(Collected data)
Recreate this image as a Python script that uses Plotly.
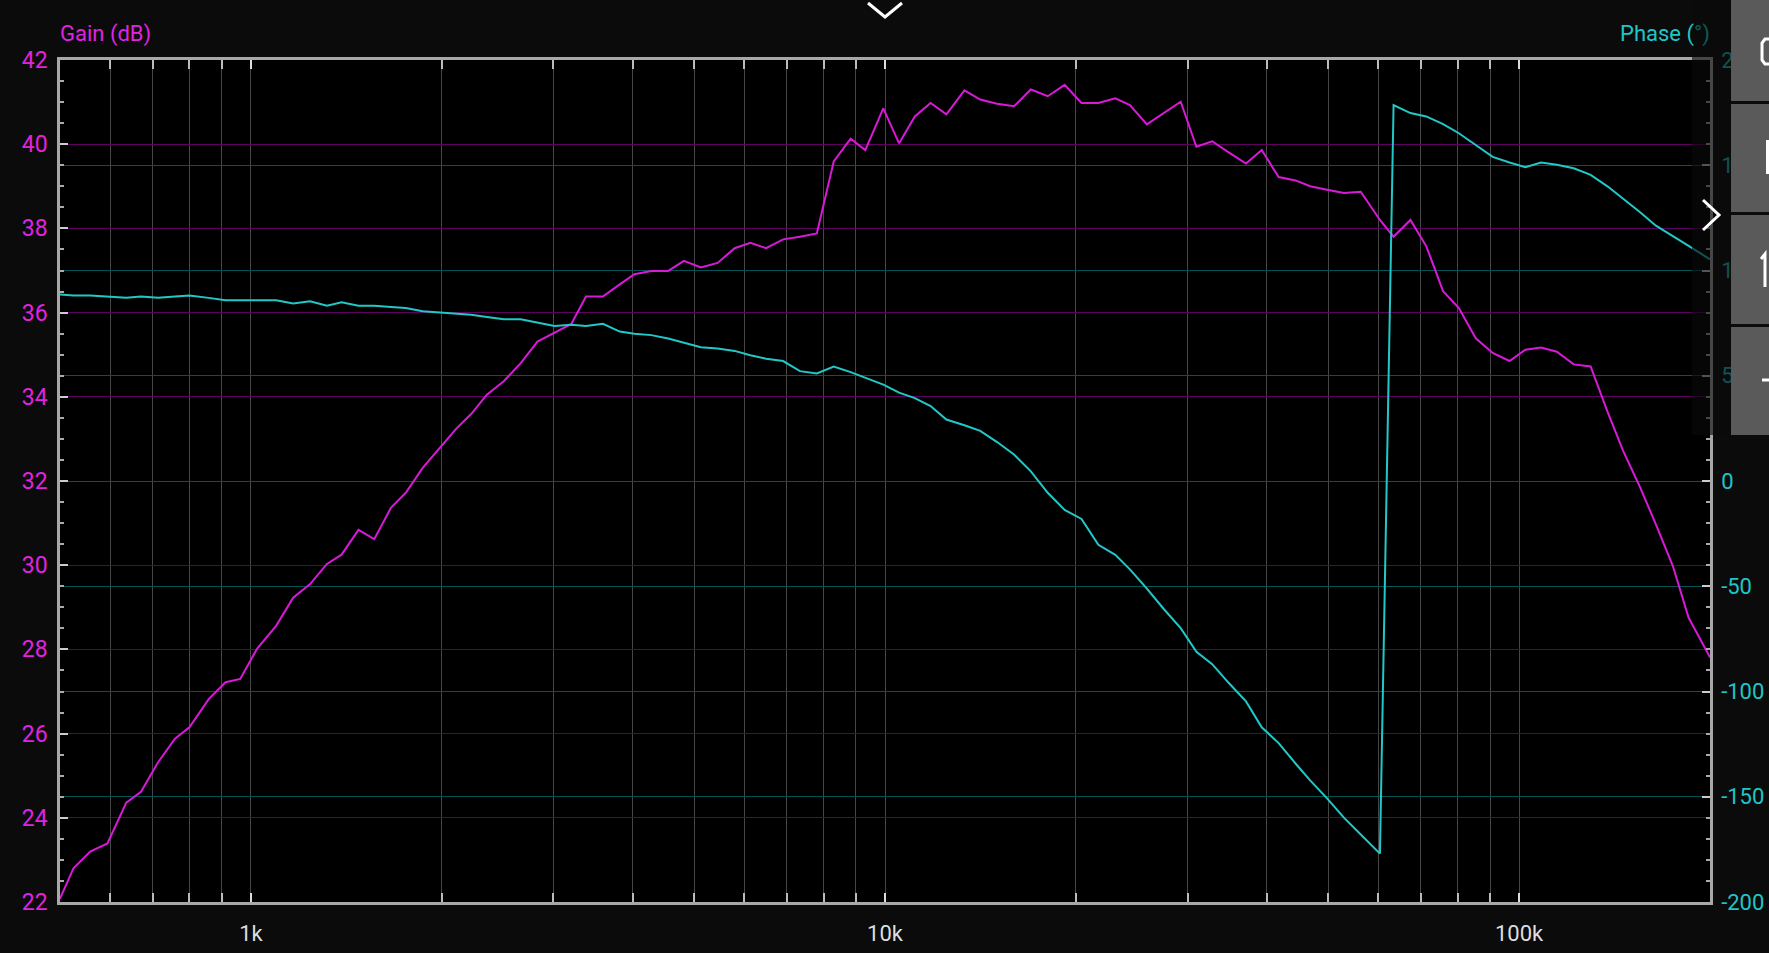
import math
import plotly.graph_objects as go

# ---------------- data ----------------
freq_hz = [500, 525, 558, 594, 636, 671, 714, 759, 800, 858,
           912, 962, 1023, 1096, 1166, 1240, 1318, 1390, 1478, 1565,
           1664, 1755, 1866, 1984, 2110, 2225, 2356, 2505, 2664, 2831,
           3011, 3201, 3376, 3590, 3817, 4025, 4280, 4551, 4818, 5123,
           5446, 5793, 6133, 6494, 6908, 7343, 7807, 8302, 8827, 9309,
           9938, 10525, 11145, 11800, 12497, 13344, 14130, 15024, 15975, 16982,
           18057, 19199, 20411, 21703, 23077, 24336, 25882, 27517, 29261, 30982,
           32810, 34880, 37094, 39271, 41762, 44400, 46823, 49790, 52930, 56270,
           60330, 63390, 67390, 71370, 75880, 80350, 85440, 90850, 96580, 102280,
           108290, 114670, 121930, 129660, 137830, 145960, 155180, 164330, 174780, 185080,
           200000]

gain_db = [22.08, 22.80, 23.20, 23.39, 24.36, 24.62, 25.32, 25.88, 26.15, 26.82,
           27.22, 27.30, 28.02, 28.56, 29.23, 29.55, 30.03, 30.25, 30.84, 30.62,
           31.37, 31.72, 32.31, 32.79, 33.25, 33.59, 34.05, 34.37, 34.80, 35.31,
           35.52, 35.73, 36.38, 36.38, 36.67, 36.91, 36.99, 36.99, 37.23, 37.07,
           37.18, 37.53, 37.66, 37.53, 37.74, 37.80, 37.88, 39.59, 40.13, 39.86,
           40.85, 40.02, 40.66, 40.98, 40.71, 41.28, 41.06, 40.96, 40.90, 41.30,
           41.14, 41.41, 40.98, 40.98, 41.09, 40.93, 40.47, 40.74, 41.01, 39.94,
           40.07, 39.80, 39.54, 39.86, 39.22, 39.14, 39.00, 38.92, 38.84, 38.87,
           38.20, 37.80, 38.20, 37.58, 36.51, 36.11, 35.39, 35.04, 34.85, 35.12,
           35.17, 35.07, 34.77, 34.72, 33.65, 32.71, 31.85, 30.97, 29.98, 28.75,
           27.81]

phase_deg = [88.6, 88.1, 88.1, 87.6, 87.0, 87.6, 87.0, 87.6, 88.1, 87.0,
             85.9, 85.9, 85.9, 85.9, 84.3, 85.4, 83.3, 84.9, 83.3, 83.3,
             82.7, 82.2, 80.6, 80.1, 79.5, 79.0, 77.9, 76.8, 76.8, 75.2,
             73.6, 74.2, 73.6, 74.7, 71.0, 69.9, 69.3, 67.7, 65.6, 63.5,
             62.9, 61.8, 59.7, 58.1, 57.0, 52.2, 51.1, 54.4, 51.7, 49.0,
             45.8, 42.0, 39.4, 35.6, 29.2, 26.5, 23.8, 18.5, 12.6, 4.6,
             -5.6, -13.7, -18.0, -30.3, -35.1, -42.0, -51.1, -60.8, -69.9, -81.1,
             -87.0, -96.1, -104.7, -117.0, -124.5, -134.2, -142.2, -150.8, -159.9, -167.9,
             -177.0, 178.6, 174.8, 173.2, 169.5, 165.2, 159.8, 154.0, 151.3, 149.1,
             151.3, 150.2, 148.6, 145.4, 140.0, 134.1, 127.7, 121.3, 116.5, 111.7,
             105.3]

x_tick_vals = [1000, 10000, 100000]
x_tick_text = ["1k", "10k", "100k"]
phase_tick_vals = [-200, -150, -100, -50, 0, 50, 100, 150, 200]
phase_tick_text = ["-200", "-150", "-100", "-50", "0", "50", "100", "150", "200"]
freq_range = [500, 200000]
gain_range = [22, 42]
phase_range = [-200, 200]

# ---------------- style ----------------
W, H = 1769, 953
L, R, T, B = 60, 1710, 60, 902   # plot area in pixels
PAPER = "#0b0b0b"
MAG = "#d81ad8"
MAG_TXT = "#e023e0"
CYAN = "#22c8c8"
CYAN_TXT = "#1fc6c6"
GRID_V = "#464646"
GRID_MAG = "#5e005e"
GRID_CYAN = "#005656"
AXIS = "#a8a8a8"
FONT = "Roboto"


def px(x):
    return (x - L) / (R - L)


def py(y):
    return (B - y) / (B - T)


minor_freqs = [m * 10 ** e for e in range(2, 6) for m in range(2, 10)
               if freq_range[0] < m * 10 ** e < freq_range[1]]

fig = go.Figure()
fig.add_trace(go.Scatter(x=freq_hz, y=gain_db, mode="lines", yaxis="y",
                         line=dict(color=MAG, width=2), showlegend=False))
fig.add_trace(go.Scatter(x=freq_hz, y=phase_deg, mode="lines", yaxis="y2",
                         line=dict(color=CYAN, width=2), showlegend=False))

fig.update_layout(
    width=W, height=H, autosize=False,
    margin=dict(l=L, r=W - R, t=T, b=H - B, pad=0, autoexpand=False),
    paper_bgcolor=PAPER, plot_bgcolor="#000000",
    font=dict(family=FONT, color="#dddddd"),
    showlegend=False,
    xaxis=dict(
        type="log",
        range=[math.log10(freq_range[0]), math.log10(freq_range[1])],
        tickmode="array", tickvals=x_tick_vals, ticktext=x_tick_text,
        ticks="inside", ticklen=9, tickwidth=2, tickcolor="#dddddd",
        showgrid=True, gridcolor=GRID_V, gridwidth=1,
        minor=dict(tickmode="array", tickvals=minor_freqs, ticks="inside",
                   ticklen=5, tickwidth=1.5, tickcolor="#bbbbbb",
                   showgrid=True, gridcolor=GRID_V, gridwidth=1),
        showline=True, linecolor=AXIS, linewidth=2.5, mirror="allticks",
        zeroline=False, automargin=False,
        tickfont=dict(family=FONT, size=22, color="#dedede"),
        ticklabelstandoff=10,
    ),
    yaxis=dict(
        range=gain_range, tickmode="linear", tick0=22, dtick=2,
        ticks="inside", ticklen=8, tickwidth=2, tickcolor="#cccccc",
        minor=dict(dtick=0.5, tick0=22, ticks="inside", ticklen=4,
                   tickwidth=1.5, tickcolor="#aaaaaa", showgrid=False),
        showgrid=True, gridcolor=GRID_MAG, gridwidth=1.2,
        showline=True, linecolor=AXIS, linewidth=2.5,
        zeroline=False, automargin=False,
        tickfont=dict(family=FONT, size=23, color=MAG_TXT),
        ticklabelstandoff=5,
    ),
    yaxis2=dict(
        range=phase_range, overlaying="y", side="right", anchor="x",
        tickmode="array", tickvals=phase_tick_vals, ticktext=phase_tick_text,
        ticks="inside", ticklen=8, tickwidth=2, tickcolor="#cccccc",
        minor=dict(dtick=10, tick0=0, ticks="inside", ticklen=4,
                   tickwidth=1.5, tickcolor="#aaaaaa", showgrid=False),
        showgrid=True, gridcolor=GRID_CYAN, gridwidth=1.2,
        showline=True, linecolor=AXIS, linewidth=2.5,
        zeroline=False, automargin=False,
        tickfont=dict(family=FONT, size=22, color=CYAN_TXT),
        ticklabelstandoff=4,
    ),
)

# axis titles
fig.add_annotation(x=px(58), y=py(34), xref="paper", yref="paper",
                   xanchor="left", yanchor="middle", showarrow=False,
                   text="Gain (dB)", font=dict(family=FONT, size=22, color=MAG_TXT))
fig.add_annotation(x=px(1712), y=py(34), xref="paper", yref="paper",
                   xanchor="right", yanchor="middle", showarrow=False,
                   text="Phase (<span style='color:#0d5a5a'>°)</span>",
                   font=dict(family=FONT, size=22, color=CYAN_TXT))

shapes = []
# translucent side strip
shapes.append(dict(type="rect", xref="paper", yref="paper", layer="above",
                   x0=px(1692), x1=px(1731), y0=py(435), y1=py(0),
                   fillcolor="rgba(10,10,10,0.62)", line=dict(width=0)))
# side buttons
for y0, y1 in [(0, 101), (104, 212), (215, 324), (327, 435)]:
    shapes.append(dict(type="rect", xref="paper", yref="paper", layer="above",
                       x0=px(1731), x1=px(1770), y0=py(y1), y1=py(y0),
                       fillcolor="#5a5a5a", line=dict(width=0)))


def path(points):
    return "M " + " L ".join(f"{px(a):.5f},{py(b):.5f}" for a, b in points)


white = dict(color="#ffffff", width=3)
icon_paths = [
    [(1770, 39), (1765, 39), (1762, 43), (1762, 60), (1765, 64), (1770, 64)],
    [(1767.5, 140), (1767.5, 174)],
    [(1765, 287), (1765, 254), (1761, 259)],
    [(1762, 380), (1770, 380)],
    [(1703, 200), (1719, 215), (1703, 230)],
    [(868, 3), (885, 17), (902, 3)],
]
for pts in icon_paths:
    shapes.append(dict(type="path", xref="paper", yref="paper", layer="above",
                       path=path(pts), line=white))

fig.update_layout(shapes=shapes)

fig.write_html(
    "out.html",
    config={"displayModeBar": False},
    post_script="document.body.style.margin='0px';document.body.style.padding='0px';"
                "document.body.style.overflow='hidden';document.body.style.background='#0b0b0b';",
)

(Written task) Copy nothing but the lines from the top of the material through the line holding "import plotly.graph_objects as go", exactly as written; omit pictures.

(Solution for this task)
Recreate this image as a Python script that uses Plotly.
import math
import plotly.graph_objects as go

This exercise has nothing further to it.